▸ **Records for this exercise**
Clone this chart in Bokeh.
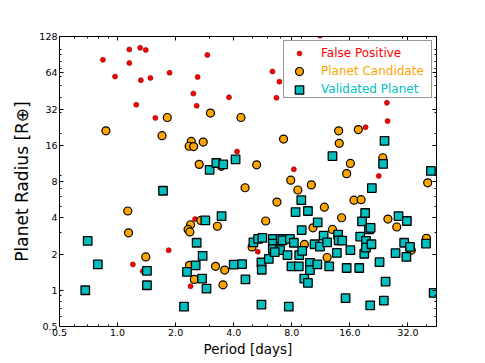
from bokeh.plotting import figure
from bokeh.models import Range1d, FixedTicker, LogAxis, Legend, LegendItem
from bokeh.embed import file_html
from bokeh.resources import INLINE

# ---- data ----
fp_period = [0.84, 1.15, 1.31, 1.40, 1.15, 0.97, 1.32, 1.48, 1.86, 2.92, 2.60, 2.47, 2.57, 1.25, 1.57,
             3.78, 4.16, 8.2, 6.35, 6.9, 6.66, 11.2, 24.9, 25.1, 19.3, 22.6, 2.52, 1.84, 1.20, 1.35,
             2.39, 5.33]
fp_radius = [82, 100, 103, 99, 77, 59.5, 55.5, 58, 64, 90, 59, 43, 34, 34.7, 27,
             40, 14.2, 10.1, 65.5, 54, 39.6, 130, 36, 25.4, 22.6, 8.9, 3.9, 2.15, 1.64, 1.44,
             1.08, 2.09]

pc_period = [0.87, 1.70, 1.81, 3.03, 4.36, 2.41, 2.35, 2.48, 2.78, 2.65, 3.45, 5.26, 4.58, 7.25, 7.9,
             8.6, 10.1, 6.7, 11.8, 14.0, 14.1, 17.7, 16.1, 15.4, 16.8, 18.3, 23.7, 40.5, 14.5, 25.2,
             28.0, 13.0, 10.3, 9.3, 12.2, 39.9, 33.3, 1.13, 1.14, 2.39, 2.32, 2.37, 2.70, 3.29, 1.40,
             2.36, 2.50, 3.22, 3.59, 3.52, 4.98, 5.86]
pc_radius = [21.1, 19.2, 27.2, 29.6, 27.2, 17.2, 15.7, 15.6, 17.0, 11.1, 10.7, 11.0, 7.1, 18.0, 8.2,
             6.8, 7.5, 5.4, 4.9, 21.1, 16.6, 21.6, 11.3, 9.3, 5.6, 5.65, 12.6, 7.8, 4.0, 3.9,
             3.35, 3.2, 3.3, 2.4, 1.87, 2.7, 2.15, 4.55, 3.0, 3.5, 3.2, 3.05, 3.8, 3.4, 1.89,
             1.61, 1.23, 1.58, 1.47, 1.11, 2.29, 3.76]

vp_period = [0.68, 0.70, 0.79, 1.42, 1.42, 1.72, 2.21, 2.29, 2.54, 2.57, 2.76, 2.74, 2.89, 2.85, 3.46,
             3.0, 3.25, 3.53, 4.09, 4.0, 4.42, 4.6, 5.06, 5.35, 5.63, 5.57, 5.59, 5.57, 6.08, 6.38,
             6.38, 6.38, 7.0, 7.16, 6.96, 6.53, 7.6, 7.72, 7.82, 8.2, 7.97, 8.7, 8.74, 9.06, 9.0,
             8.96, 8.37, 9.7, 9.28, 9.7, 9.94, 9.94, 10.85, 10.5, 10.9, 11.2, 11.7, 12.2, 12.5, 13.0,
             13.7, 13.9, 14.0, 14.6, 15.4, 15.2, 16.1, 17.9, 18.1, 18.5, 19.2, 19.0, 19.4, 19.4, 20.1,
             20.5, 20.4, 20.7, 20.8, 22.8, 23.8, 24.2, 24.0, 24.5, 27.6, 28.6, 30.6, 31.6, 31.4, 32.8,
             39.7, 42.1, 43.5]
vp_radius = [1.0, 2.57, 1.64, 1.45, 1.10, 6.7, 0.73, 1.42, 1.61, 2.48, 1.93, 1.25, 1.03, 3.8, 4.13,
             10.0, 11.4, 11.1, 12.2, 1.63, 1.65, 1.23, 2.5, 2.67, 2.72, 1.70, 1.48, 0.76, 1.82, 2.67,
             2.44, 2.2, 2.67, 2.6, 2.15, 2.07, 1.96, 0.73, 2.67, 2.48, 1.58, 1.58, 1.96, 2.12, 3.16,
             5.6, 4.46, 4.55, 1.25, 1.15, 1.69, 1.47, 1.64, 2.41, 3.66, 2.3, 2.84, 2.5, 1.58, 13.0,
             2.04, 2.9, 2.6, 2.58, 1.53, 0.86, 2.15, 1.53, 2.79, 3.73, 4.38, 2.01, 2.57, 2.26, 3.2,
             3.3, 0.75, 2.41, 7.06, 1.71, 11.2, 17.4, 0.82, 1.18, 2.03, 4.13, 2.48, 3.76, 1.89, 2.29,
             2.44, 9.8, 0.95]

x_ticks = [0.5, 1, 2, 4, 8, 16, 32]
x_tick_labels = ["0.5", "1.0", "2.0", "4.0", "8.0", "16.0", "32.0"]
x_minor = [0.6, 0.7, 0.8, 0.9, 2, 3, 4, 5, 6, 7, 8, 9, 20, 30, 40]
y_ticks = [0.5, 1, 2, 4, 8, 16, 32, 64, 128]
y_tick_labels = ["0.5", "1", "2", "4", "8", "16", "32", "64", "128"]
y_minor = [0.6, 0.7, 0.8, 0.9, 2, 3, 4, 5, 6, 7, 8, 9, 20, 30, 40, 50, 60, 70, 80, 90, 100]

series_names = ["False Positive", "Planet Candidate", "Validated Planet"]
series_colors = ["#ff0000", "#ffa500", "#00bfbf"]

FONT = "DejaVu Sans"

p = figure(width=485, height=363,
           x_axis_type="log", y_axis_type="log",
           x_range=Range1d(0.5, 45), y_range=Range1d(0.5, 128),
           output_backend="svg", toolbar_location=None,
           min_border_left=59, min_border_right=49, min_border_top=36, min_border_bottom=37)
p.xgrid.visible = False
p.ygrid.visible = False
p.outline_line_color = "black"
p.outline_line_width = 1
p.background_fill_color = "white"
p.border_fill_color = "white"


def style_axis(ax, ticks, minor, labels, show_labels):
    ax.ticker = FixedTicker(ticks=ticks, minor_ticks=minor)
    if show_labels:
        ax.major_label_overrides = {t: l for t, l in zip(ticks, labels)}
    else:
        ax.major_label_overrides = {t: "" for t in ticks}
    ax.major_tick_in = 4
    ax.major_tick_out = 0
    ax.minor_tick_in = 2
    ax.minor_tick_out = 0
    ax.major_tick_line_color = "black"
    ax.minor_tick_line_color = "black"
    ax.axis_line_color = "black"
    ax.major_label_text_font = FONT
    ax.major_label_text_font_size = "9.5px"
    ax.major_label_text_color = "black"
    ax.major_label_standoff = 2


xa = p.xaxis[0]
ya = p.yaxis[0]
style_axis(xa, x_ticks, x_minor, x_tick_labels, True)
style_axis(ya, y_ticks, y_minor, y_tick_labels, True)
xa.axis_label = "Period [days]"
xa.axis_label_text_font = FONT
xa.axis_label_text_font_size = "13.5px"
xa.axis_label_text_font_style = "normal"
xa.axis_label_text_color = "black"
xa.axis_label_standoff = 2
ya.axis_label = "Planet Radius [R⊕]"
ya.axis_label_text_font = FONT
ya.axis_label_text_font_size = "17px"
ya.axis_label_text_font_style = "normal"
ya.axis_label_text_color = "black"
ya.axis_label_standoff = 4

top = LogAxis()
style_axis(top, x_ticks, x_minor, x_tick_labels, False)
p.add_layout(top, "above")
right = LogAxis()
style_axis(right, y_ticks, y_minor, y_tick_labels, False)
p.add_layout(right, "right")

r_fp = p.scatter(fp_period, fp_radius, marker="circle", size=5,
                 fill_color=series_colors[0], line_color="#7a0000", line_width=0.6)
r_pc = p.scatter(pc_period, pc_radius, marker="circle", size=8,
                 fill_color=series_colors[1], line_color="black", line_width=1.2)
r_vp = p.scatter(vp_period, vp_radius, marker="square", size=8.5,
                 fill_color=series_colors[2], line_color="black", line_width=1.3)
r_dummy = p.scatter([1], [1], marker="circle", size=1, fill_alpha=0, line_alpha=0)

base = dict(padding=1, spacing=0, label_width=107, label_text_font=FONT,
            label_text_font_size="12px", margin=0)

outer = Legend(items=[LegendItem(label=" ", renderers=[r_dummy]) for _ in range(3)],
               location=(224, 228), border_line_color="#333333", border_line_width=1,
               background_fill_color="white", background_fill_alpha=1.0,
               label_text_alpha=0, label_height=18, glyph_height=18, glyph_width=32,
               label_standoff=6, **base)
p.add_layout(outer, "center")

# one single-item legend per row (each label in its own colour)
glyph_x_center = 241   # glyph centre, px from frame left
text_x_start = 263     # text start, px from frame left
row_centers = [274, 256, 238]   # px from frame bottom
glyph_boxes = [(12, 18), (20, 20), (22, 21)]   # (glyph_width, row height)

for name, col, r, yc, (gw, gh) in zip(series_names, series_colors, [r_fp, r_pc, r_vp],
                                       row_centers, glyph_boxes):
    left = glyph_x_center - 1 - gw / 2
    standoff = int(round(text_x_start - (left + 1 + gw)))
    bottom = yc - gh / 2 - 1
    lg = Legend(items=[LegendItem(label=name, renderers=[r])],
                location=(left, bottom), border_line_color=None,
                background_fill_alpha=0, label_text_color=col,
                glyph_width=gw, glyph_height=gh, label_height=gh,
                label_standoff=standoff, **base)
    p.add_layout(lg, "center")

open("out.html", "w").write(file_html(p, INLINE))
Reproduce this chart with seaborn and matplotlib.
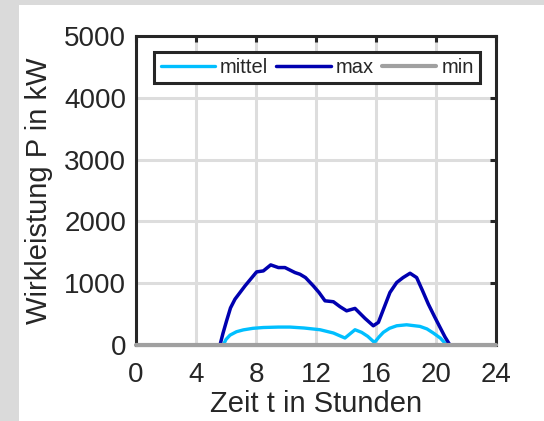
import matplotlib
matplotlib.use("Agg")
import matplotlib.pyplot as plt
import seaborn as sns
import pandas as pd
from matplotlib.patches import Rectangle

# ---- data ----
t_mittel = [0, 5.82, 6.0, 6.27, 6.7, 7.16, 7.8, 8.49, 9.5, 10.27, 11.2, 12.27, 13.16,
            13.93, 14.6, 15.04, 15.45, 15.9, 16.2, 16.49, 16.9, 17.38, 18.04, 18.93,
            19.4, 19.82, 20.3, 20.71, 24]
p_mittel = [0, 0, 90, 160, 215, 245, 270, 283, 290, 290, 275, 247, 194,
            113, 247, 205, 140, 40, 130, 205, 270, 311, 327, 301,
            260, 194, 110, 0, 0]

t_max = [0, 5.6, 5.8, 6.04, 6.3, 6.6, 7.27, 8.04, 8.49, 8.98, 9.49, 9.93, 10.6, 10.93,
         11.3, 11.82, 12.2, 12.6, 13.16, 13.6, 14.04, 14.6, 15.27, 15.82, 16.16, 16.5,
         16.93, 17.38, 17.8, 18.27, 18.71, 19.1, 19.49, 19.9, 20.27, 20.6, 20.93, 24]
p_max = [0, 0, 190, 392, 600, 742, 957, 1183, 1199, 1296, 1253, 1253, 1172, 1145,
         1091, 957, 850, 715, 700, 620, 553, 592, 430, 311, 366, 580,
         850, 1011, 1090, 1161, 1091, 880, 661, 460, 285, 130, 0, 0]

t_min = [0, 24]
p_min = [0, 0]

x_ticks = [0, 4, 8, 12, 16, 20, 24]
y_ticks = [0, 1000, 2000, 3000, 4000, 5000]

sns.set_theme(style="white")
plt.rcParams['font.family'] = ['Liberation Sans', 'DejaVu Sans']

fig = plt.figure(figsize=(5.44, 4.21), dpi=100, facecolor='#dadada')
bg = Rectangle((19 / 544, 0), 1, 1 - 5 / 421, transform=fig.transFigure,
               facecolor='white', edgecolor='none', zorder=-10)
fig.add_artist(bg)
ax = fig.add_axes([136 / 544, 1 - 345 / 421, 360 / 544, 309 / 421])
ax.set_facecolor('white')

df_mittel = pd.DataFrame({"t": t_mittel, "p": p_mittel})
df_max = pd.DataFrame({"t": t_max, "p": p_max})
df_min = pd.DataFrame({"t": t_min, "p": p_min})

sns.lineplot(data=df_mittel, x="t", y="p", ax=ax, color='#00bfff', lw=2.4,
             label='mittel', zorder=3, estimator=None, sort=False)
sns.lineplot(data=df_max, x="t", y="p", ax=ax, color='#0000b0', lw=2.5,
             label='max', zorder=4, estimator=None, sort=False)
sns.lineplot(data=df_min, x="t", y="p", ax=ax, color='#a0a0a0', lw=3.0,
             label='min', zorder=5, estimator=None, sort=False, clip_on=False)

ax.set_xlim(0, 24)
ax.set_ylim(0, 5000)
ax.set_xticks(x_ticks)
ax.set_yticks(y_ticks)
ax.grid(True, color='#dddddd', lw=2.2)
ax.set_axisbelow(True)

for s in ax.spines.values():
    s.set_linewidth(2.2)
    s.set_color('#262626')
    s.set_zorder(4.5)

ax.tick_params(direction='in', length=4, width=2.2, color='#262626',
               top=True, right=True, labelsize=20, labelcolor='#262626')
ax.tick_params(axis='x', pad=12)
ax.tick_params(axis='y', pad=7)

ax.set_xlabel('Zeit t in Stunden', fontsize=21, color='#262626', labelpad=2)
ax.set_ylabel('Wirkleistung P in kW', fontsize=21, color='#262626', labelpad=8)

leg = ax.legend(loc='upper center', bbox_to_anchor=(0.503, 0.948), ncol=3,
                fontsize=14.5, frameon=True, fancybox=False, framealpha=1,
                edgecolor='#262626', handlelength=2.7, handletextpad=0.25,
                columnspacing=0.4, borderpad=0.3, borderaxespad=0)
leg.get_frame().set_linewidth(2.2)
for txt in leg.get_texts():
    txt.set_color('#262626')

fig.savefig('out.png', dpi=100, facecolor=fig.get_facecolor())
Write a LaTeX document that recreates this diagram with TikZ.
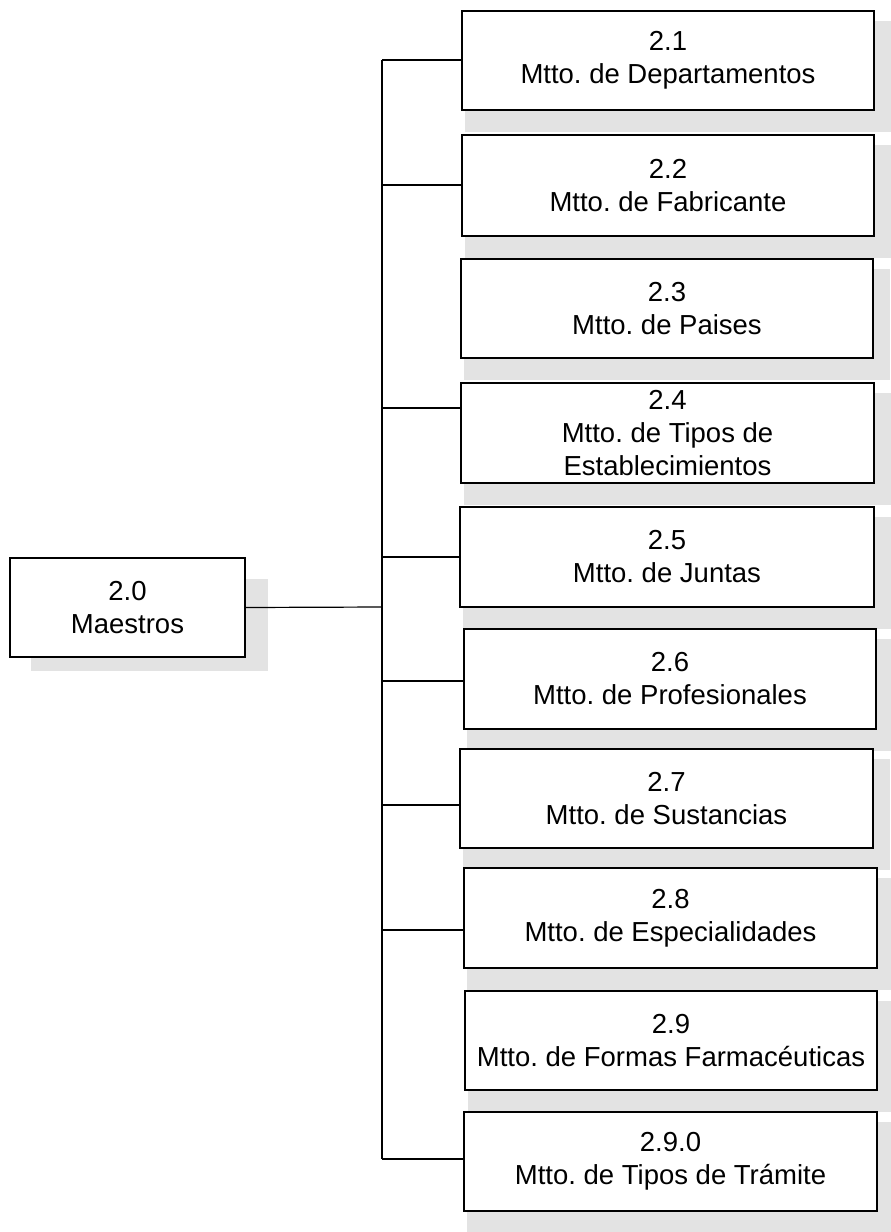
\documentclass[tikz,border=0pt]{standalone}
\usepackage{fontspec}
\setmainfont{Liberation Sans}
\frenchspacing
\usetikzlibrary{backgrounds,calc}

\tikzset{
  menubox/.style={
    draw=black, fill=white, line width=1.2pt, inner sep=0pt,
    align=center, font=\fontsize{27.5}{33}\selectfont
  },
  boxshade/.style={fill=black!11},
  link/.style={draw=black, line width=1.2pt}
}

% place a box from its left/top/right/bottom edges (y grows downward),
% with a soft shade spilling out below and to the right
\newcommand{\menuitem}[6]{%
  \node[menubox, minimum width={(#4)-(#2)}, minimum height={(#5)-(#3)}]
    (#1) at ({((#2)+(#4))/2},{((#3)+(#5))/2}) {#6};%
  \begin{scope}[on background layer]
    \fill[boxshade] ($(#1.north west)+(4,11)$) rectangle ($(#1.south east)+(16,21)$);
  \end{scope}%
}

\begin{document}
\begin{tikzpicture}[x=1pt,y=-1pt]
  \useasboundingbox (0,0) rectangle (891,1232);

  % root of the menu tree
  \node[menubox, minimum width=235, minimum height=99] (m) at (127.5,607.5) {2.0\\Maestros};
  \begin{scope}[on background layer]
    \fill[boxshade] ($(m.north west)+(22,22)$) rectangle ($(m.south east)+(22,13)$);
  \end{scope}

  % sub-menu entries
  \menuitem{b1}{462}{11}{874}{110}{2.1\\Mtto. de Departamentos}
  \menuitem{b2}{462}{135}{874}{236}{2.2\\Mtto. de Fabricante}
  \menuitem{b3}{461}{259}{873}{358}{2.3\\Mtto. de Paises}
  \menuitem{b4}{461}{383}{874}{483}{2.4\\Mtto. de Tipos de\\Establecimientos}
  \menuitem{b5}{460}{507}{874}{607}{2.5\\Mtto. de Juntas}
  \menuitem{b6}{464}{629}{876}{729}{2.6\\Mtto. de Profesionales}
  \menuitem{b7}{460}{749}{873}{848}{2.7\\Mtto. de Sustancias}
  \menuitem{b8}{464}{868}{877}{968}{2.8\\Mtto. de Especialidades}
  \menuitem{b9}{465}{991}{877}{1090}{2.9\\Mtto. de Formas Farmacéuticas}
  \menuitem{b10}{464}{1112}{877}{1211}{2.9.0\\Mtto. de Tipos de Trámite}

  % junctions on the vertical trunk
  \coordinate (j0)  at (382,607);
  \coordinate (j1)  at (382,60);
  \coordinate (j2)  at (382,185);
  \coordinate (j4)  at (382,408);
  \coordinate (j5)  at (382,557);
  \coordinate (j6)  at (382,681);
  \coordinate (j7)  at (382,805);
  \coordinate (j8)  at (382,930);
  \coordinate (j10) at (382,1159);

  % trunk and branches
  \draw[link] (j1) -- (j10);
  \draw[link] (m.east) -- (j0);
  \draw[link] (j1) -- (j1 -| b1.west);
  \draw[link] (j2) -- (j2 -| b2.west);
  \draw[link] (j4) -- (j4 -| b4.west);
  \draw[link] (j5) -- (j5 -| b5.west);
  \draw[link] (j6) -- (j6 -| b6.west);
  \draw[link] (j7) -- (j7 -| b7.west);
  \draw[link] (j8) -- (j8 -| b8.west);
  \draw[link] (j10) -- (j10 -| b10.west);
\end{tikzpicture}
\end{document}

▸ **Directive**
Retype the records above word for word, from their first line through the line containing "from bokeh.resources import INLINE", and leave out every picture.

▸ **Solved exercise**
Clone this chart in Bokeh.
from bokeh.plotting import figure
from bokeh.models import Range1d, FixedTicker, LogAxis, Legend, LegendItem
from bokeh.embed import file_html
from bokeh.resources import INLINE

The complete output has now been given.